Hitting back at carmakers that sided with Donald Trump in the fight over tailpipe emissions standards, the State of California announced on Friday that, starting in 2020, it would only purchase vehicles from manufacturers “that recognize the California Air Resources Board (CARB)’s authority to set greenhouse gas and zero emission vehicle standards, and which have committed to continuing stringent emissions reduction goals for their fleets.”
That excludes General Motors, Fiat Chrysler, Toyota and Nissan from supplying vehicles for California’s state fleet, all of which supported the Trump administration’s effort to bar the Golden State from setting its own, significantly stricter, emissions standards. “Carmakers that have chosen to be on the wrong side of history will be on the losing end of California’s buying power,” Governor Gavin Newsom said in a statement on the matter.
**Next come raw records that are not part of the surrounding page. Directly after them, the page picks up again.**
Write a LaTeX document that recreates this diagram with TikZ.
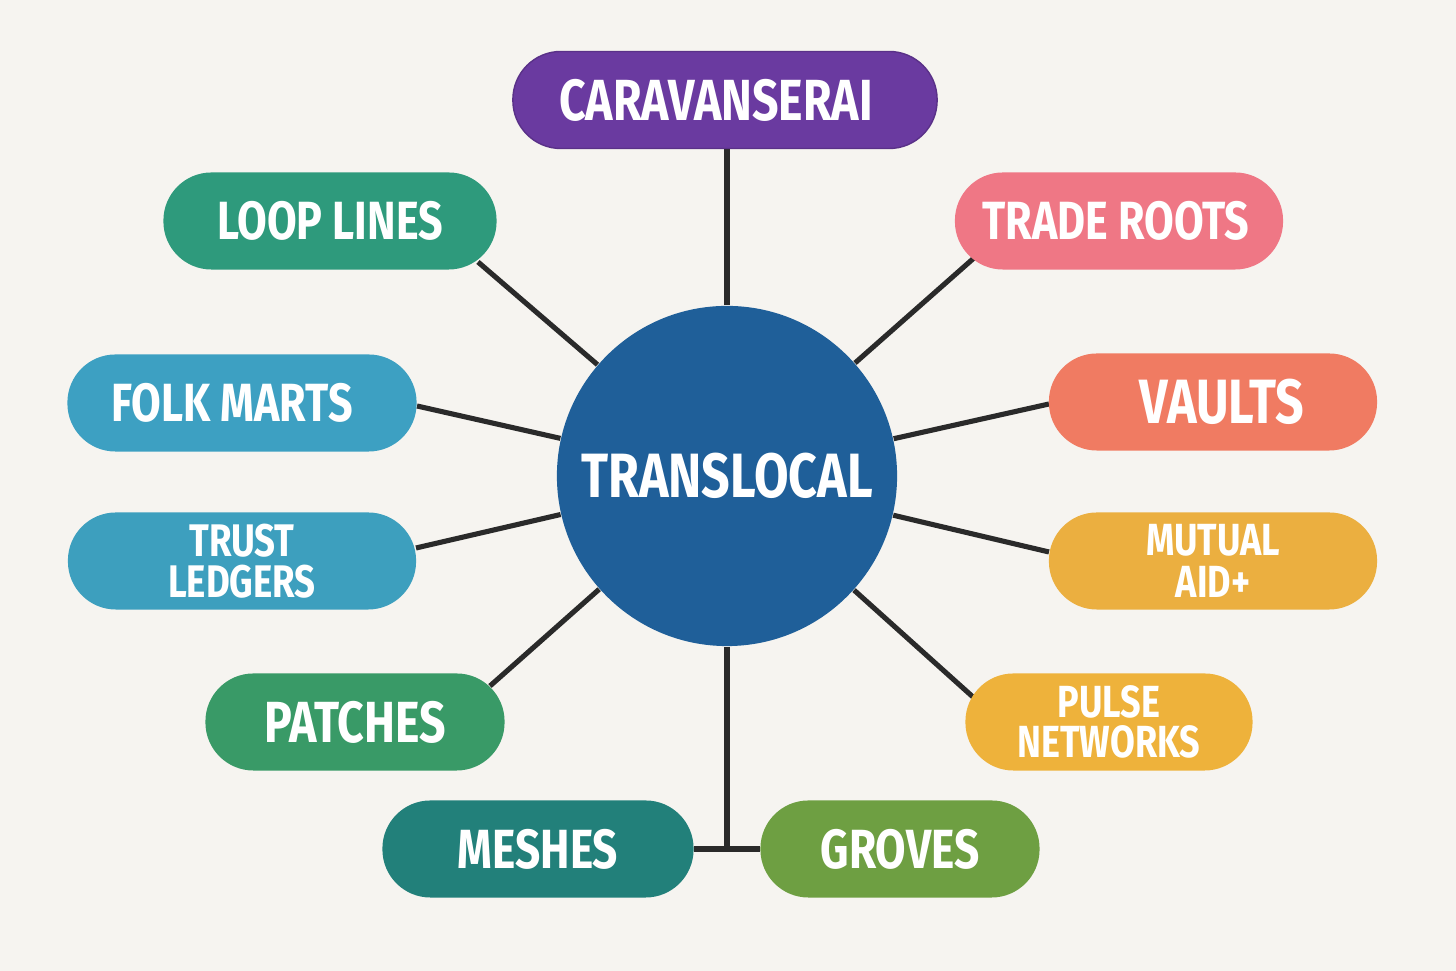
\documentclass[tikz,border=0pt]{standalone}
\usepackage{fontspec}
\newfontfamily\hand{Fira Sans}[FakeStretch=0.8]
\usetikzlibrary{calc,backgrounds}
\definecolor{bgc}{HTML}{F6F4F0}
\definecolor{linec}{HTML}{2A2A2A}
\definecolor{hubc}{HTML}{1F5F99}
\definecolor{purp}{HTML}{6A3AA0}
\definecolor{loopc}{HTML}{2E9A7C}
\definecolor{tradec}{HTML}{EF7785}
\definecolor{folkc}{HTML}{3DA0C2}
\definecolor{trustc}{HTML}{3D9FBE}
\definecolor{vaultc}{HTML}{F07B62}
\definecolor{mutualc}{HTML}{EBAF40}
\definecolor{patchc}{HTML}{399A67}
\definecolor{pulsec}{HTML}{EEB23B}
\definecolor{meshc}{HTML}{22807A}
\definecolor{grovec}{HTML}{6E9F42}
\tikzset{
  pill/.style={rounded corners=0.48cm, minimum height=0.97cm, inner sep=0pt,
    text=white, align=center},
  conn/.style={draw=linec, line width=1.45pt},
}
\newcommand{\fs}[2]{\hand\bfseries\fontsize{#1}{#2}\selectfont}
\begin{document}
\begin{tikzpicture}[x=0.01cm,y=-0.01cm]
\useasboundingbox (0,0) rectangle (1456,971);
% hub
\node[circle, fill=hubc, minimum size=3.4cm, inner sep=0pt, text=white,
  font=\fs{17.8}{20}] (hub) at (727,476) {TRANSLOCAL};
% pills
\node[pill, fill=purp, draw=purp!85!black, minimum width=4.24cm, font=\fs{16.5}{18}] (cara) at (725,100) {\hspace*{-0.18cm}CARAVANSERAI};
\node[pill, fill=loopc, minimum width=3.33cm, font=\fs{15.3}{17}] (loop) at (330,221) {LOOP LINES};
\node[pill, fill=tradec, minimum width=3.28cm, font=\fs{15.3}{17}] (trade) at (1119,221) {\hspace*{-0.06cm}TRADE ROOTS};
\node[pill, fill=folkc, minimum width=3.49cm, font=\fs{15.3}{17}] (folk) at (242,403) {\hspace*{-0.2cm}FOLK MARTS};
\node[pill, fill=vaultc, minimum width=3.28cm, font=\fs{17.8}{20}] (vaults) at (1213,402) {\hspace*{0.18cm}VAULTS};
\node[pill, fill=trustc, minimum width=3.48cm, font=\fs{13}{11.8}] (trust) at (242,561) {TRUST\\LEDGERS};
\node[pill, fill=mutualc, minimum width=3.28cm, font=\fs{12.8}{11.8}] (mutual) at (1213,561) {MUTUAL\\AID+};
\node[pill, fill=patchc, minimum width=2.99cm, font=\fs{16.5}{18}] (patches) at (355,722) {PATCHES};
\node[pill, fill=pulsec, minimum width=2.87cm, font=\fs{12.8}{11.5}] (pulse) at (1109,722) {PULSE\\NETWORKS};
\node[pill, fill=meshc, minimum width=3.11cm, font=\fs{15.7}{17}] (meshes) at (538,849) {MESHES};
\node[pill, fill=grovec, minimum width=2.79cm, font=\fs{15.7}{17}] (groves) at (900,849) {GROVES};
\coordinate (junc) at (727,849);
\begin{pgfonlayer}{background}
\fill[bgc] (0,0) rectangle (1456,971);
\draw[conn] (hub) -- (hub |- cara);
\draw[conn] (hub) -- ($(loop)+(148,41)$);
\draw[conn] (hub) -- ($(trade)+(-145,37)$);
\draw[conn] (hub) -- ($(folk)+(175,3)$);
\draw[conn] (hub) -- ($(vaults)+(-164,2)$);
\draw[conn] (hub) -- ($(trust)+(174,-13)$);
\draw[conn] (hub) -- ($(mutual)+(-164,-9)$);
\draw[conn] (hub) -- ($(patches)+(135,-36)$);
\draw[conn] (hub) -- ($(pulse)+(-136,-25)$);
\draw[conn] (hub) -- (junc);
\draw[conn] (meshes.east) -- (groves.west);
\end{pgfonlayer}
\end{tikzpicture}
\end{document}
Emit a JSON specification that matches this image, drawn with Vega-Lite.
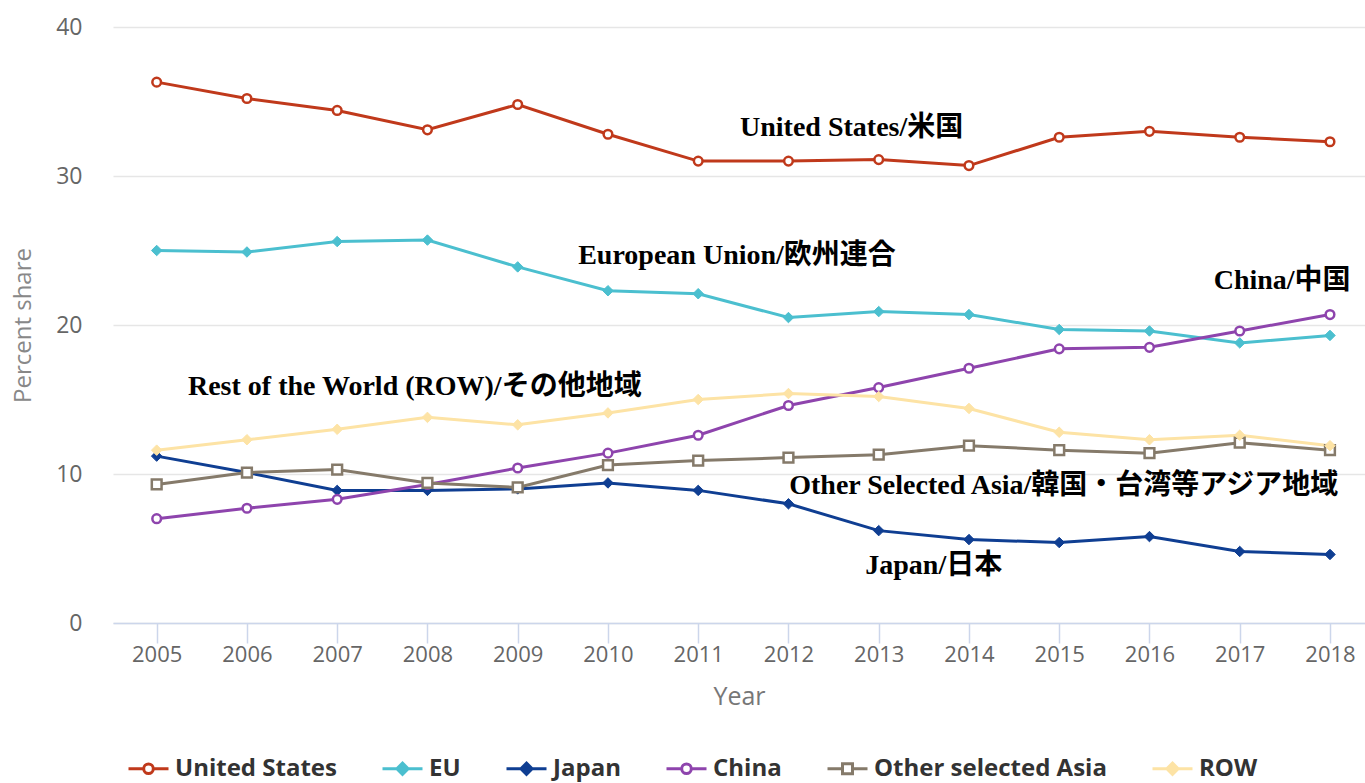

Earlier this year, the Environmental Protection Agency and the National Highway Traffic Safety Administration stripped California of its authority to set its own emissions standards, which are currently followed, in whole or in part, by 13 other states and the District of Columbia. Last week, a multistate coalition led by California filed a lawsuit against the EPA’s decision, stating that “California will not back down when it comes to protecting our people, our health, and our environment from preventable pollution.”
While sending a strong message, California’s decision to ban certain carmakers from its state fleet will have a very limited impact on the affected companies’ bottom line. As the following chart, based on numbers reported by Reuters, shows, the state purchased vehicles worth $58.6 million from General Motors between 2016 and 2018. To put this number in perspective: GM’s revenue in 2018 alone amounted to $147 billion.